Some of the most interesting material in the book, however, and the section from which it takes its title, is Ezrahi's discussion of the Israeli police's use of rubber bullets. He argues, as many have done before, that the capture of the West Bank and Gaza in 1967 produced a situation in which Israeli society was forced to reconsider its approach to the use of force. Until the Intifada, Israelis, and a large percentage of world opinion, saw Israel's conflicts as wars of self-defense. Ezrahi details Israeli society's reactions to its victory in the Six-Day War, noting that, although not all the voices were those of unrestrained joy, triumphalism quickly gained hold. The image of the Jewish soldier, empowered by his swift victory in 1967, has become a truism of Israeli politics and sociology, but Ezrahi already sees in this image the beginnings of a questioning of the Israeli use of violence.
This process, he argues, culminated in the debates within the IDF and the Israeli police over an appropriate response to the Intifada. The image of the Arab aggressor threatening the state itself, or the Palestinian infiltrator crossing the River Jordan, was replaced by the moral strength of the protesters in the West Bank and Gaza. Those nationalists who tried to persuade Israeli society that all Palestinians were terrorists failed because of the new reality on the ground: "In a clash of moral claims, not of physical powers, Palestinian stones proved infinitely more painful and devastating than Palestinian bullets" (p. 221).
Ezrahi argues that the scale of Palestinian deaths and injuries in the first months of the Intifada forced Israel to reconsider its whole approach. Rabin's infamous instruction to police officers to "break the bones" of the demonstrators ultimately backfired when news footage and the accounts of officers involved filtered back to the Israeli public (p. 210). The army and the police searched "for a technical solution: the perfect bullet that would stop the demonstrators without killing or seriously wounding them" (pp. 212-213). The rubber bullet (a euphemistic term for rubber-coated steel pellets) emerged as a protection, Ezrahi argues, as much for Israeli consciences as for Palestinian demonstrators. However, as the clashes at the end of 1998 showed, the force of the rubber bullets depends heavily on the decisions and conduct of the individuals who deploy them.

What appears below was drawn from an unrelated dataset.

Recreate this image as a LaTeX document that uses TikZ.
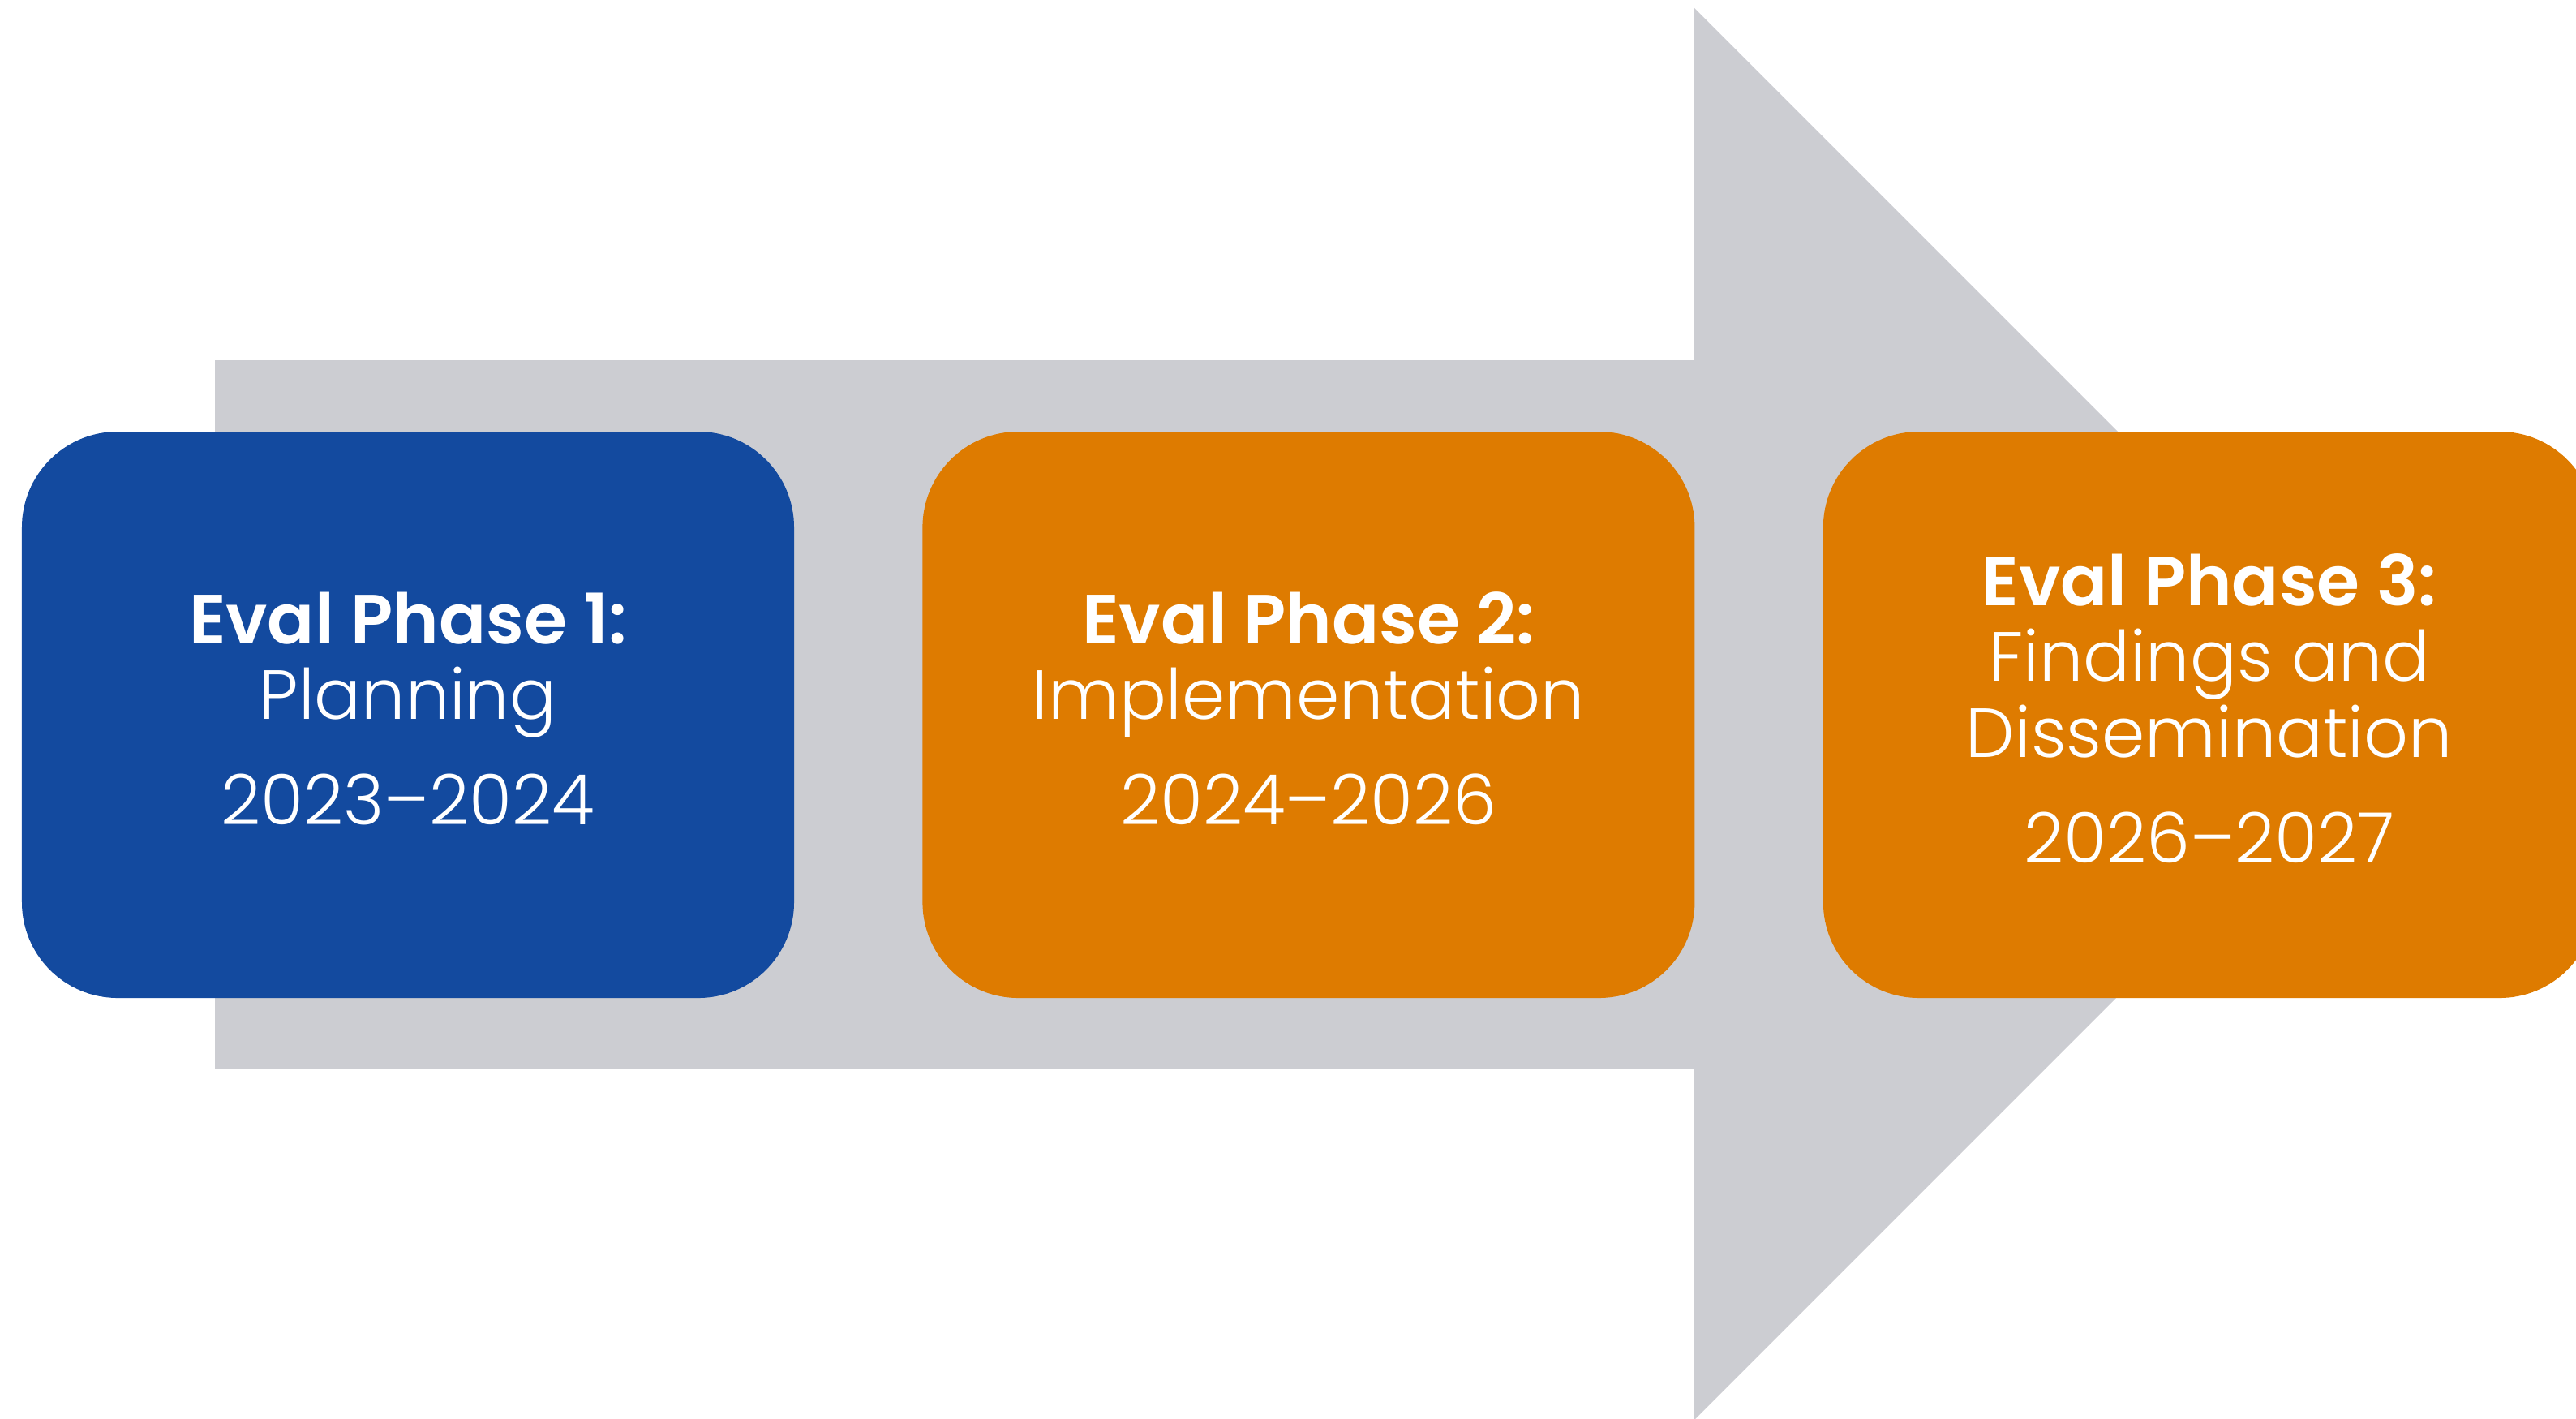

Fired at close range, rubber bullets can be lethal.

An Honest Assessment

Ezrahi ends his detailed discussion of the phenomenon with an optimistic vision of the transformation that the Intifada brought about within Israeli society: "This was a moment when Israelis in growing numbers began to redefine the Palestinians as civilians living on this land, to gradually acknowledge their distinct voice as a nation in our midst... This increasing readiness to acknowledge a rival narrative, a change of attitude loaded with far-reaching consequences for future developments, is inseparable from the willingness to soften the sharp points of our bullets" (p. 278).
Although Ezrahi's treatment of the Intifada is balanced and mature, some readers may find in such passages a feeling that the Palestinians did little more than provide the material for a change in Israeli perceptions of violence and that the sharp points of Israeli bullets were never an appropriate response to the demonstrators. Rubber bullets, it could persuasively be argued, allow the Israeli collective conscience to cope with the broader injustice of the occupation by minimizing the revulsion arising from violent deaths.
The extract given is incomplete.